Sample Aviation Essay Paper on Aviation Risks

Aviation Risks

The Economic Times defines risk as the uncertainty in future concerning the shift from expected revenue or the outcome expected by an individual or company. Further, risk denotes the uncertainty measures investors willingly take in their hope to realize profit from investment in a venture. In taking the risks, the investors hope to gain revenue and reputation as well as experience in the given field. Risk is therefore the apprehension and gain investor look to get from a venture.
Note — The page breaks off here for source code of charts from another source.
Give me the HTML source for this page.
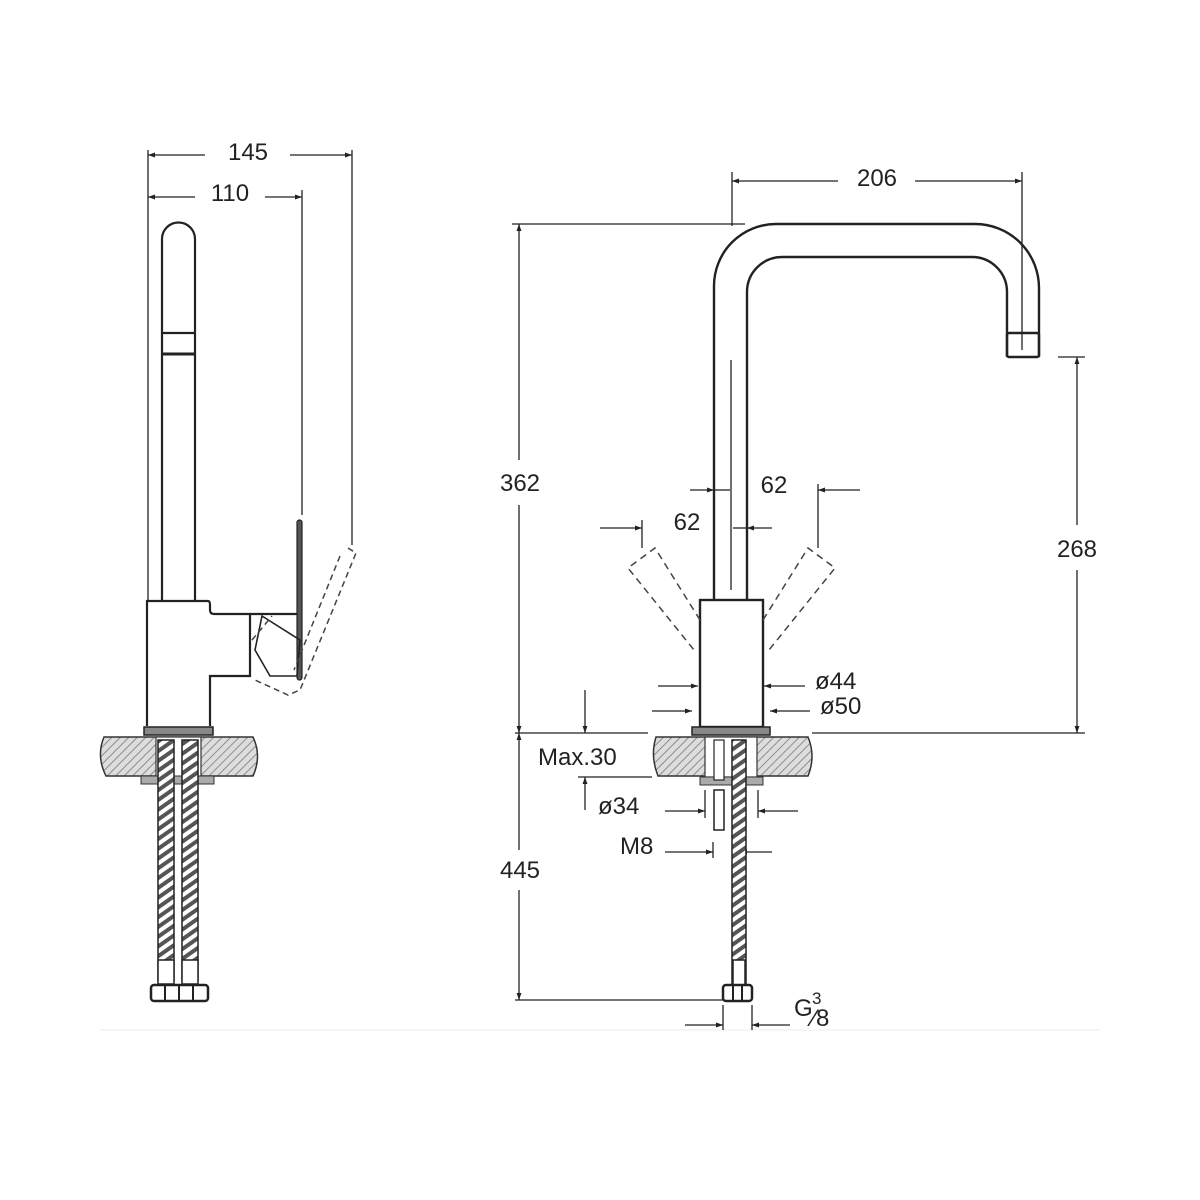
<!DOCTYPE html>
<html><head><style>html,body{margin:0;padding:0;background:#fff}svg{display:block}</style></head>
<body>
<svg width="1200" height="1200" viewBox="0 0 1200 1200" xmlns="http://www.w3.org/2000/svg" font-family="Liberation Sans, sans-serif">
<defs>
<pattern id="h" width="6" height="6" patternUnits="userSpaceOnUse" patternTransform="rotate(45)"><rect width="6" height="6" fill="#ddd"/><line x1="0" y1="0" x2="0" y2="6" stroke="#777" stroke-width="1.6"/></pattern>
<pattern id="r" width="8" height="8" patternUnits="userSpaceOnUse" patternTransform="rotate(-35)"><rect width="8" height="8" fill="#fff"/><rect x="0" y="0" width="8" height="4" fill="#555"/></pattern>
<marker id="a" viewBox="0 0 10 10" refX="10" refY="5" markerWidth="10" markerHeight="7" orient="auto-start-reverse" markerUnits="userSpaceOnUse"><path d="M0,1.5 L10,5 L0,8.5 z" fill="#222"/></marker>
</defs>
<g stroke="#222" fill="none" stroke-width="1.3">
<!-- LEFT VIEW dims -->
<line x1="148" y1="150" x2="148" y2="600"/>
<line x1="352" y1="150" x2="352" y2="545"/>
<line x1="302" y1="190" x2="302" y2="515"/>
<line x1="148" y1="155" x2="205" y2="155" marker-start="url(#a)"/>
<line x1="290" y1="155" x2="352" y2="155" marker-end="url(#a)"/>
<line x1="148" y1="197" x2="195" y2="197" marker-start="url(#a)"/>
<line x1="265" y1="197" x2="302" y2="197" marker-end="url(#a)"/>
</g>
<g stroke="#222" fill="none" stroke-width="2.2">
<path d="M162,600 V239 A16.5,16.5 0 0 1 195,239 V600"/>
<line x1="162" y1="333" x2="195" y2="333"/>
<line x1="162" y1="354" x2="195" y2="354" stroke-width="3"/>
<path d="M147,726 V601 H208 Q210,601 210,605 V610 Q210,614 214,614 H297"/>
<path d="M210,726 V676 H250 V614"/>
<rect x="297" y="520" width="5" height="160" rx="2.5" fill="#555" stroke-width="1.2"/>
<path d="M262,616 L300,640 L297,676 L270,676 L255,650 Z" stroke-width="1.6"/>
</g>
<g stroke="#444" fill="none" stroke-width="1.5" stroke-dasharray="6,4">
<path d="M348,548 L356,553 L300,690 L288,695 L255,680 M252,640 L272,616"/>
<path d="M340,556 L294,670"/>
</g>
<!-- left base -->
<rect x="144" y="727" width="69" height="8" fill="#888" stroke="#222" stroke-width="1.5"/>
<path d="M104,737 H253 Q262,756 253,776 H106 Q96,756 104,737 Z" fill="url(#h)" stroke="#333" stroke-width="1.5"/>
<rect x="156" y="737" width="45" height="40" fill="#fff" stroke="#333" stroke-width="1.2"/>
<rect x="141" y="776" width="73" height="8" fill="#aaa" stroke="#333" stroke-width="1"/>
<rect x="158" y="740" width="16" height="240" fill="url(#r)" stroke="#222" stroke-width="1.5"/>
<rect x="182" y="740" width="16" height="240" fill="url(#r)" stroke="#222" stroke-width="1.5"/>
<rect x="158" y="960" width="16" height="24" fill="#fff" stroke="#222" stroke-width="1.5"/>
<rect x="182" y="960" width="16" height="24" fill="#fff" stroke="#222" stroke-width="1.5"/>
<rect x="151" y="985" width="57" height="16" rx="3" fill="#fff" stroke="#222" stroke-width="2.5"/>
<g stroke="#222" stroke-width="2"><line x1="165" y1="985" x2="165" y2="1001"/><line x1="179" y1="985" x2="179" y2="1001"/><line x1="193" y1="985" x2="193" y2="1001"/></g>
<line x1="100" y1="1030" x2="1100" y2="1030" stroke="#eee" stroke-width="1"/>

<!-- RIGHT VIEW -->
<g stroke="#222" fill="none" stroke-width="1.3">
<line x1="732" y1="172" x2="732" y2="226"/>
<line x1="1022" y1="172" x2="1022" y2="350"/>
<line x1="732" y1="181" x2="838" y2="181" marker-start="url(#a)"/>
<line x1="915" y1="181" x2="1022" y2="181" marker-end="url(#a)"/>
<line x1="512" y1="224" x2="745" y2="224"/>
<line x1="519" y1="224" x2="519" y2="460" marker-start="url(#a)"/>
<line x1="519" y1="505" x2="519" y2="733" marker-end="url(#a)"/>
<line x1="515" y1="733" x2="648" y2="733"/>
<line x1="812" y1="733" x2="1085" y2="733"/>
<line x1="1058" y1="357" x2="1085" y2="357"/>
<line x1="1077" y1="357" x2="1077" y2="525" marker-start="url(#a)"/>
<line x1="1077" y1="570" x2="1077" y2="733" marker-end="url(#a)"/>
<line x1="519" y1="733" x2="519" y2="850" marker-start="url(#a)"/>
<line x1="519" y1="890" x2="519" y2="1000" marker-end="url(#a)"/>
<line x1="515" y1="1000" x2="725" y2="1000"/>
<line x1="731" y1="360" x2="731" y2="590"/>
<!-- 62 dims -->
<line x1="690" y1="490" x2="714" y2="490" marker-end="url(#a)"/>
<line x1="714" y1="490" x2="730" y2="490"/>
<line x1="733" y1="528" x2="747" y2="528"/>
<line x1="772" y1="528" x2="747" y2="528" marker-end="url(#a)"/>
<line x1="600" y1="528" x2="642" y2="528" marker-end="url(#a)"/>
<line x1="642" y1="520" x2="642" y2="548"/>
<line x1="860" y1="490" x2="818" y2="490" marker-end="url(#a)"/>
<line x1="818" y1="484" x2="818" y2="548"/>
<!-- ø44 / ø50 -->
<line x1="658" y1="686" x2="698" y2="686" marker-end="url(#a)"/>
<line x1="805" y1="686" x2="764" y2="686" marker-end="url(#a)"/>
<line x1="652" y1="711" x2="692" y2="711" marker-end="url(#a)"/>
<line x1="810" y1="711" x2="770" y2="711" marker-end="url(#a)"/>
<!-- max30 -->
<line x1="585" y1="690" x2="585" y2="733" marker-end="url(#a)"/>
<line x1="585" y1="810" x2="585" y2="777" marker-end="url(#a)"/>
<line x1="578" y1="777" x2="652" y2="777"/>
<!-- ø34 -->
<line x1="665" y1="811" x2="705" y2="811" marker-end="url(#a)"/>
<line x1="798" y1="811" x2="758" y2="811" marker-end="url(#a)"/>
<line x1="705" y1="790" x2="705" y2="818"/><line x1="758" y1="790" x2="758" y2="818"/>
<!-- M8 -->
<line x1="665" y1="852" x2="713" y2="852" marker-end="url(#a)"/>
<line x1="713" y1="842" x2="713" y2="858"/>
<line x1="772" y1="852" x2="740" y2="852" marker-end="url(#a)"/>
<!-- G3/8 -->
<line x1="685" y1="1025" x2="723" y2="1025" marker-end="url(#a)"/>
<line x1="790" y1="1025" x2="752" y2="1025" marker-end="url(#a)"/>
<line x1="723" y1="1005" x2="723" y2="1030"/><line x1="752" y1="1005" x2="752" y2="1030"/>
</g>
<g stroke="#222" fill="none" stroke-width="2.4">
<path d="M714,600 V286 A62,62 0 0 1 776,224 H975 A64,64 0 0 1 1039,288 V357"/>
<path d="M747,600 V292 A35,35 0 0 1 782,257 H972 A35,35 0 0 1 1007,292 V357"/>
<rect x="1007" y="333" width="32" height="24" rx="2"/>
<rect x="700" y="600" width="63" height="127"/>
</g>
<g stroke="#444" fill="none" stroke-width="1.5" stroke-dasharray="7,5">
<path d="M700,620 L655,548 L628,568 L694,650"/>
<path d="M763,620 L808,548 L835,568 L769,650"/>
</g>
<rect x="692" y="727" width="78" height="8" fill="#888" stroke="#222" stroke-width="1.5"/>
<path d="M656,737 H808 Q816,756 808,776 H658 Q650,756 656,737 Z" fill="url(#h)" stroke="#333" stroke-width="1.5"/>
<rect x="705" y="737" width="52" height="40" fill="#fff" stroke="#333" stroke-width="1.2"/>
<rect x="700" y="777" width="63" height="8" fill="#aaa" stroke="#333" stroke-width="1"/>
<rect x="732" y="740" width="14" height="245" fill="url(#r)" stroke="#222" stroke-width="1.5"/>
<rect x="714" y="740" width="10" height="40" fill="#fff" stroke="#222" stroke-width="1.2"/>
<rect x="714" y="790" width="10" height="40" fill="#fff" stroke="#222" stroke-width="1.5"/>
<rect x="733" y="960" width="12" height="25" fill="#fff" stroke="#222" stroke-width="1.5"/>
<rect x="723" y="985" width="29" height="16" rx="3" fill="#fff" stroke="#222" stroke-width="2.5"/>
<g stroke="#222" stroke-width="2"><line x1="733" y1="985" x2="733" y2="1001"/><line x1="742" y1="985" x2="742" y2="1001"/></g>

<g font-size="24" fill="#222">
<text x="248" y="160" text-anchor="middle">145</text>
<text x="230" y="201" text-anchor="middle">110</text>
<text x="877" y="186" text-anchor="middle">206</text>
<text x="520" y="491" text-anchor="middle">362</text>
<text x="1077" y="557" text-anchor="middle">268</text>
<text x="520" y="878" text-anchor="middle">445</text>
<text x="774" y="493" text-anchor="middle">62</text>
<text x="687" y="530" text-anchor="middle">62</text>
<text x="815" y="689">ø44</text>
<text x="820" y="714">ø50</text>
<text x="538" y="765">Max.30</text>
<text x="598" y="814">ø34</text>
<text x="620" y="854">M8</text>
<text x="794" y="1016">G</text>
<text x="812" y="1004" font-size="17">3</text>
<text x="812" y="1026">⁄8</text>
</g>
</svg>
</body></html>
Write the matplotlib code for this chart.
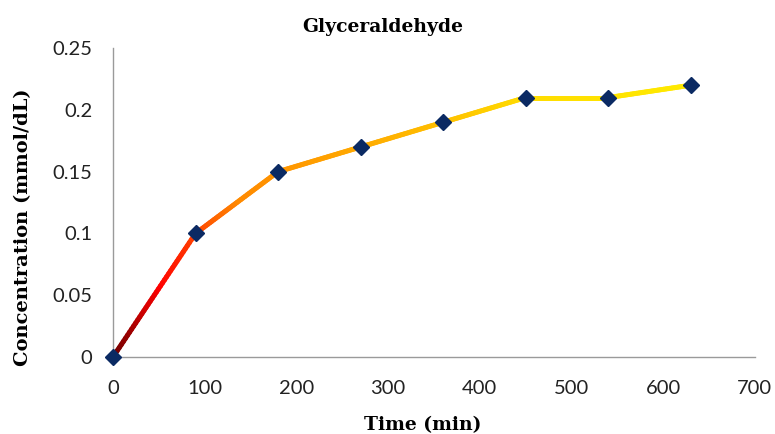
import numpy as np
import matplotlib
matplotlib.use("Agg")
import matplotlib.pyplot as plt
from matplotlib.collections import LineCollection
from matplotlib.colors import LinearSegmentedColormap

# Data
time_min = [0, 90, 180, 270, 360, 450, 540, 630]
concentration = [0, 0.10, 0.15, 0.17, 0.19, 0.21, 0.21, 0.22]
x_ticks = [0, 100, 200, 300, 400, 500, 600, 700]
y_ticks = [0, 0.05, 0.1, 0.15, 0.2, 0.25]
y_tick_labels = ["0", "0.05", "0.1", "0.15", "0.2", "0.25"]
title = "Glyceraldehyde"
xlabel = "Time (min)"
ylabel = "Concentration (mmol/dL)"

fig = plt.figure(figsize=(7.75, 4.34), dpi=100)
ax = fig.add_axes([0.1458, 0.1774, 0.974 - 0.1458, 0.889 - 0.1774])

# gradient line along x
cmap = LinearSegmentedColormap.from_list(
    "grad",
    [(0.0, "#6a0000"), (0.08, "#ff0000"), (0.15, "#ff4a00"), (0.22, "#ff8a00"),
     (0.35, "#ff9e00"), (0.55, "#ffbc00"), (0.72, "#ffdc00"), (1.0, "#ffea00")])
xs = np.asarray(time_min, dtype=float)
ys = np.asarray(concentration, dtype=float)
fine_x = []
fine_y = []
for i in range(len(xs) - 1):
    t = np.linspace(0, 1, 40, endpoint=False)
    fine_x.extend(xs[i] + (xs[i + 1] - xs[i]) * t)
    fine_y.extend(ys[i] + (ys[i + 1] - ys[i]) * t)
fine_x.append(xs[-1]); fine_y.append(ys[-1])
pts = np.column_stack([fine_x, fine_y]).reshape(-1, 1, 2)
segs = np.concatenate([pts[:-1], pts[1:]], axis=1)
mids = (np.array(fine_x[:-1]) + np.array(fine_x[1:])) / 2
lc = LineCollection(segs, colors=cmap(mids / xs.max()), linewidths=3.6,
                    capstyle="round", joinstyle="round", zorder=2)
ax.add_collection(lc)
ax.plot(time_min, concentration, linestyle="none", marker="D", markersize=8.5,
        color="#0b2a63", markeredgecolor="#0b2a63", zorder=3, clip_on=False)

ax.set_xlim(0, 700)
ax.set_ylim(0, 0.25)
ax.set_xticks(x_ticks)
ax.set_yticks(y_ticks)
ax.set_yticklabels(y_tick_labels)
for s in ["top", "right"]:
    ax.spines[s].set_visible(False)
for s in ["left", "bottom"]:
    ax.spines[s].set_color("#9a9a9a")
    ax.spines[s].set_linewidth(1.0)
ax.tick_params(length=0, labelsize=14.5, colors="#222222")
ax.tick_params(axis="x", pad=16.5)
ax.tick_params(axis="y", pad=15)
for lab in ax.get_xticklabels() + ax.get_yticklabels():
    lab.set_family(["Lato", "DejaVu Sans"])

serif = ["DejaVu Serif"]
ax.set_xlabel(xlabel, fontsize=13.5, fontweight="bold", family=serif)
ax.set_ylabel(ylabel, fontsize=14, fontweight="bold", family=serif)
ax.xaxis.set_label_coords(0.483, -0.19)
ax.yaxis.set_label_coords(-0.126, 0.42)
fig.text(0.494, 0.937, title, ha="center", va="center", fontsize=13.5,
         fontweight="bold", family=serif)

fig.savefig("out.png", dpi=100)
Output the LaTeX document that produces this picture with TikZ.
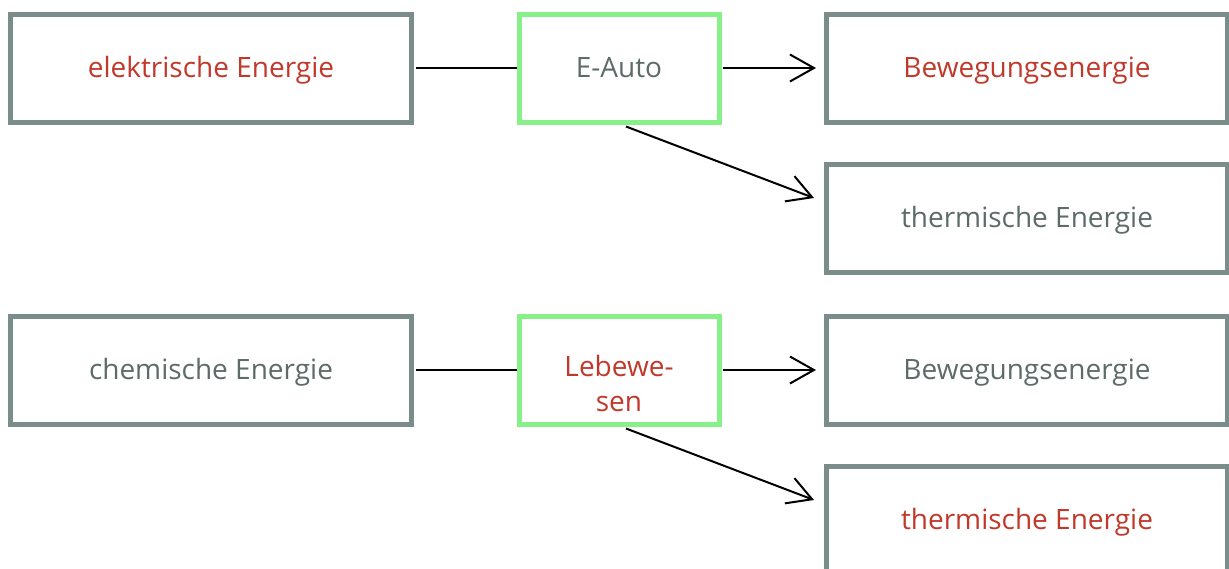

Risks inherently carry uncertainty and in extreme cases can lead to loss. It is for this reason that many organizations have safety programs within which there are modalities on the management of risks. Ivensky (2016) contends that safety programs ensure there are no disagreements among members particularly in risk-averse industries such as aviation. In management of risks, such safety programs have models for the assessment and management of risk. One such model involves a process that starts by the assessment of risk level, removal of hazards, a reassessment of the risk levels, adding safety factors, reassessing the risk levels, and a final process that involves a bail out. In such as safety program the management of risk also involves grading risks at different levels, and using the levels to factor in countermeasures in the event that such risks may actually come to fruition.

The risk-averse nature of the aviation industry is perhaps a direct consequence of its highly volatile nature and especially its sensitivity to shocks in international fiscal markets. Additionally, fuel prices are a great risk given the huge role jet fuel plays in the operation costs of airline companies. Air Canada, one of the biggest airlines in the world, has an intricate risk management and assessment strategy to cushion it from the volatile industry. According to Fernando (20016), the company employs financial derivatives in the management of its exposure to jet fuel prices changes as well as those in interest rate and foreign exchange. Thus, in the management of the interest rate risk inherent in its route of operation, Air Canada enters into forward interest rate agreements. The agreements have a maturity limit of 18 month. On the other hand, in the management of foreign exchange risk volatility, the company enters foreign exchange forward contracts as well as currency swaps.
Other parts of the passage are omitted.